On December 15, 1905, Freer sent U.S. President Theodore Roosevelt a letter in which Freer outlined his initial bequest offer. James McMillan, Freer's friend, U.S. Senator, and partner in the Michigan Car Company, championed the idea of a shaping Washington, DC into a beautiful capital city. His influence helped guide Freer's offer towards Washington. Negotiations continued for the next five months, stalled briefly by Samuel P. Langley, the director of the Smithsonian Institution. In May 1906, the Regents of the Smithsonian Institution accepted Freer's gift on behalf of the United States Government.

Freer's gift, provided not only his collection but also the building and initial endowment was the first of its kind in U.S. history. Despite this, Freer's initial bequest was thorough, including an inventory of 2,250 objects that Freer would retain until his death. It also outlined that Freer's new acquisitions would stay with the patron until his death.

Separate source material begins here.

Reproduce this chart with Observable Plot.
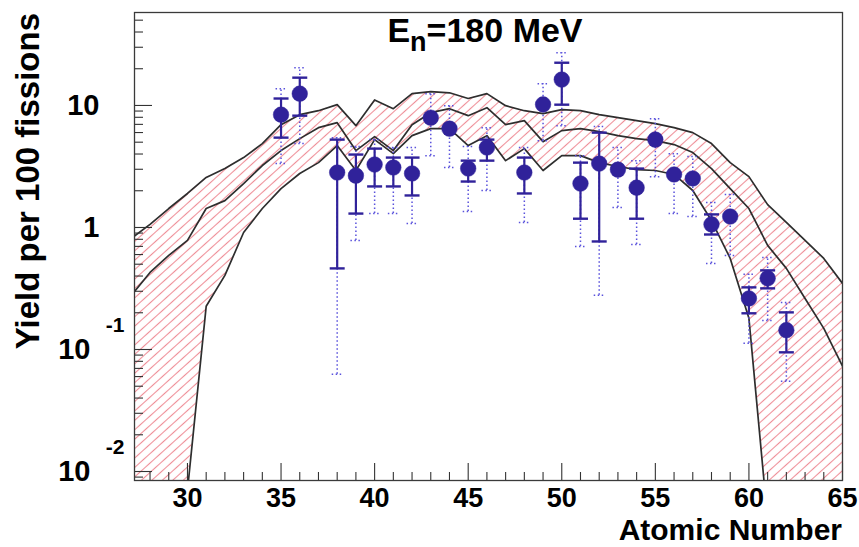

In 1918 and 1919, Freer placed provisions in his will, further bolstering the structure he established in the 1906 gift. The first provision established an income stream, sourced from stocks and cash dividends, to ensure that the museum employed a highly skilled curator. The patron designated two additional funds to decorate and maintain the museum grounds, specifically interior and exterior ornamental gardens. Once met, Freer established further stipulations. Freer mandated that residuary incomes from his estate continue to support a scholarship for Asian and Middle Eastern studies and acquire new works from Asia, Egypt, and the Middle East. Within the acquisition addition, Freer included a detailed stipulation. All new acquisitions must be approved by the Fine Arts National Commission and a panel of the collector's close friends and confidantes.

In his most stringent restriction, Freer stated that the museum may not accept gifts of works of art for the permanent collection. The Museum was also forbidden to display works of art that were not part of the permanent collection. Finally, once brought into the permanent collection, no piece of art was permitted to be loaned out.

In 1916, construction began on what is now known as the Freer Gallery in Washington. The building cost a million dollars, all of which was paid by Freer. Completion was delayed by World War I and the gallery was not opened until 1923.

==Works==
- 1912 Catalogue of a selection of art objects from the Freer collection exhibited in the new building of the National museum, April 15 to June 15, 1912

==Other==
Freer is known not only as an industrialist and art collector, but also as a prolific writer. His correspondence and telegrams with James McNeill Whistler have been published and are noted within the art community. Freer also maintained decades-long correspondence with other notable American art collectors and patrons.

A few of these early patrons went on to establish collections similar in importance (if not necessarily volume) to that of Freer. See The Phillips Collection, The Vess Collection, The Roosevelt Collection, and others.

The Detroit Century Box, a time capsule, contains a letter written by Freer in 1900.

Freer spent part of his life in Capri where he owned the famous Villa Castello, together with Thomas Spencer Jerome, a socialite, clubman and lawyer from Detroit. A detailed report of Freer life in Italy, at the time of the Capri renaissance, is testified in the book of Carlo Knight, The Tiberio's Lawyer - The Tragic Life and death of Thomas Spencer Jerome.